Stravinsky was a great recycler of music, his own and other composers. When it was his own it was usually done for copyright renewal and continuing remuneration and added little to his oeuvre – did revamping the great ballet scores improve them?

However, his ingenious creative reworking of themes from baroque composer Pergolesi produced one of his most delightful works – the ballet Pulcinella.

A transcription for piano and cello was made, under the title Suite Italienne, here performed by the husband-and-wife duo of Martin Helmchen and Marie-Elisabeth Hecker.

Stravinsky collaborated with the great Russian cellist Gregor Piatgorsky so it’s no surprise that the cello is the star.

Hecker seized the opportunity, her warm mellow tone tingeing the lovely Serenata melody with melancholy and she revelled in the virtuoso demands of the Tarantella, combining with Helmchen in a finale crackling with energy.

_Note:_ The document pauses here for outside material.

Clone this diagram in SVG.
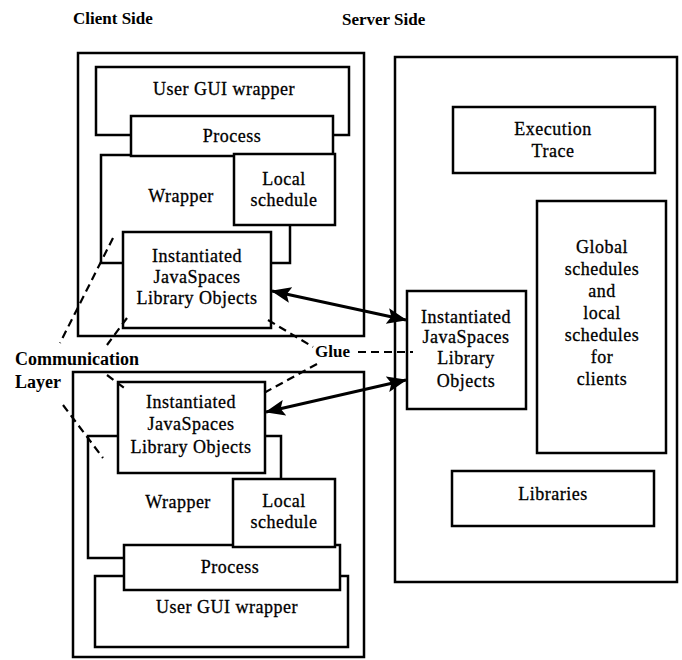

Bach’s Sonata No 3 finds the composer at his most austere and, in the case of this performance, at his dullest. Even Hecker’s articulation and subtle use of vibrato could not redeem the second movement which was too slow – even for an adagio.

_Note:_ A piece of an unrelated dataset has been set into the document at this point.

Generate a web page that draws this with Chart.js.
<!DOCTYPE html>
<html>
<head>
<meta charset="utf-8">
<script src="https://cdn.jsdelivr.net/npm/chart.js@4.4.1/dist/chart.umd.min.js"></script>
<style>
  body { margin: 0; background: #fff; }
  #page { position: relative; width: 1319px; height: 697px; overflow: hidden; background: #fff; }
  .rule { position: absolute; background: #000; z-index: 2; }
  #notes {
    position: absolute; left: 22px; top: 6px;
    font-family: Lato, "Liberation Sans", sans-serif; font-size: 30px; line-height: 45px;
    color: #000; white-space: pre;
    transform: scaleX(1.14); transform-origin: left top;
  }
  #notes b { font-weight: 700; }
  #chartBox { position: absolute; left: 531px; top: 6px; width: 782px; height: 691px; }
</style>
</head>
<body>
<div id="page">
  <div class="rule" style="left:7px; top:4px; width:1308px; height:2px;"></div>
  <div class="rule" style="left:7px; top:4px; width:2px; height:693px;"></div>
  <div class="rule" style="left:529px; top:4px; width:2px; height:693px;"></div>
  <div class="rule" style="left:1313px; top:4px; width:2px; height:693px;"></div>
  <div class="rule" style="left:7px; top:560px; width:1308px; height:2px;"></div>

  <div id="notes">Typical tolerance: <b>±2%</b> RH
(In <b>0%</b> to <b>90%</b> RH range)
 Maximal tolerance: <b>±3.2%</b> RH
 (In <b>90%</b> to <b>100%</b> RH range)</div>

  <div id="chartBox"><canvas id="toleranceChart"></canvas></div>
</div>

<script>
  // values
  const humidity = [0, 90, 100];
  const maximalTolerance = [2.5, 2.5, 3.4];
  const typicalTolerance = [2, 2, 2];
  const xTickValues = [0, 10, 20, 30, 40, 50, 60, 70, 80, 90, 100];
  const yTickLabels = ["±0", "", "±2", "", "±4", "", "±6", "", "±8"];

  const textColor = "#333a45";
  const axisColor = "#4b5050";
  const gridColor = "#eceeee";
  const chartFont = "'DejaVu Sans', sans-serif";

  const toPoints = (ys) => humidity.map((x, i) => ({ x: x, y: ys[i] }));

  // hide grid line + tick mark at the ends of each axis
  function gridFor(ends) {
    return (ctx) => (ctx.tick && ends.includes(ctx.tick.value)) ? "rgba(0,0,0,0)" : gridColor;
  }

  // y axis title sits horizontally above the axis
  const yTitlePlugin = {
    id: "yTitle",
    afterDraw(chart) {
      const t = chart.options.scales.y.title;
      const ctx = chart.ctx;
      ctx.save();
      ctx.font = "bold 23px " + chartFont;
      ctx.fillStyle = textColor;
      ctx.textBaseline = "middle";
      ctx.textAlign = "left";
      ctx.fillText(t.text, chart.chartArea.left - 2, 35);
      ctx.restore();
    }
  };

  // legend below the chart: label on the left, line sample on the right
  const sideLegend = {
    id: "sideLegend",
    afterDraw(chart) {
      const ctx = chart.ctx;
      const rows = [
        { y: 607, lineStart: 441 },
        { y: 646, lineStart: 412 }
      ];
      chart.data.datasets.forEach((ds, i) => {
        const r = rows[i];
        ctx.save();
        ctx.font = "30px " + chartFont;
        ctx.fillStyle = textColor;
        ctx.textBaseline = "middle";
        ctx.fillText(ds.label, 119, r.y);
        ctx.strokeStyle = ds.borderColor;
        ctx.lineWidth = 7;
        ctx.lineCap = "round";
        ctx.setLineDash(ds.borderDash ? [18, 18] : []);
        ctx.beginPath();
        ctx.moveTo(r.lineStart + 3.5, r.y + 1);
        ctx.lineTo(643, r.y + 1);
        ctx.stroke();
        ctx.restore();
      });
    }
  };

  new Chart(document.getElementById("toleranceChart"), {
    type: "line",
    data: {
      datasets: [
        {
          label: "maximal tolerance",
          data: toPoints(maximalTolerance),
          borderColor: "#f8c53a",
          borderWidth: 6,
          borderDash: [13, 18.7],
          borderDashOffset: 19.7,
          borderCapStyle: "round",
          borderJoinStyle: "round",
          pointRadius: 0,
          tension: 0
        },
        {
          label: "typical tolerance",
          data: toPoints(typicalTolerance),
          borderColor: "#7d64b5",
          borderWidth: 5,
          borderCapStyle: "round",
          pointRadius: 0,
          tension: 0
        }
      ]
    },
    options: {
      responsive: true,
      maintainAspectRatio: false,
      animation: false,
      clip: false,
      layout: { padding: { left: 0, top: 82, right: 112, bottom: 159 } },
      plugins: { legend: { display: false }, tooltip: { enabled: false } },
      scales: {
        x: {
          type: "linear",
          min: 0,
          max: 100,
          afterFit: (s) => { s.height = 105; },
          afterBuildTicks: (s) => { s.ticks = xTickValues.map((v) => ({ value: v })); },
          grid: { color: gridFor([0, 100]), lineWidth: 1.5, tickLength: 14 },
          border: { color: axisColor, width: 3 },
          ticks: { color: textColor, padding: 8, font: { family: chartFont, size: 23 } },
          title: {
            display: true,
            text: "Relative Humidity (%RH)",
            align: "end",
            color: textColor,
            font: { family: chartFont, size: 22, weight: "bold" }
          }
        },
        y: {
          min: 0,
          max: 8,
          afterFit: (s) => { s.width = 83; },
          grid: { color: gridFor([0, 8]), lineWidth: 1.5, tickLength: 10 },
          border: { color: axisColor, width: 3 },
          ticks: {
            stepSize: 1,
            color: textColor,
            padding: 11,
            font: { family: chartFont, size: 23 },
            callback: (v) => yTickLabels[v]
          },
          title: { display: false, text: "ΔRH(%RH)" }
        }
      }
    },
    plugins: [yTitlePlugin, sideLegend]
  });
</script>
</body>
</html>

Rachmaninov’s Cello Sonata found both players on top form with Helmchen, until then in the back seat, giving an aptly sinister edge to the Allegro Scherzando with his crisp and rhythmically incisive playing but also relaxing gracefully in those warmly lyrical passages which would sit happily in one of Rachmaninov’s romantic piano concertos.

Hecker excelled in the slow movement’s rapturous extended melody, one of the composer’s finest.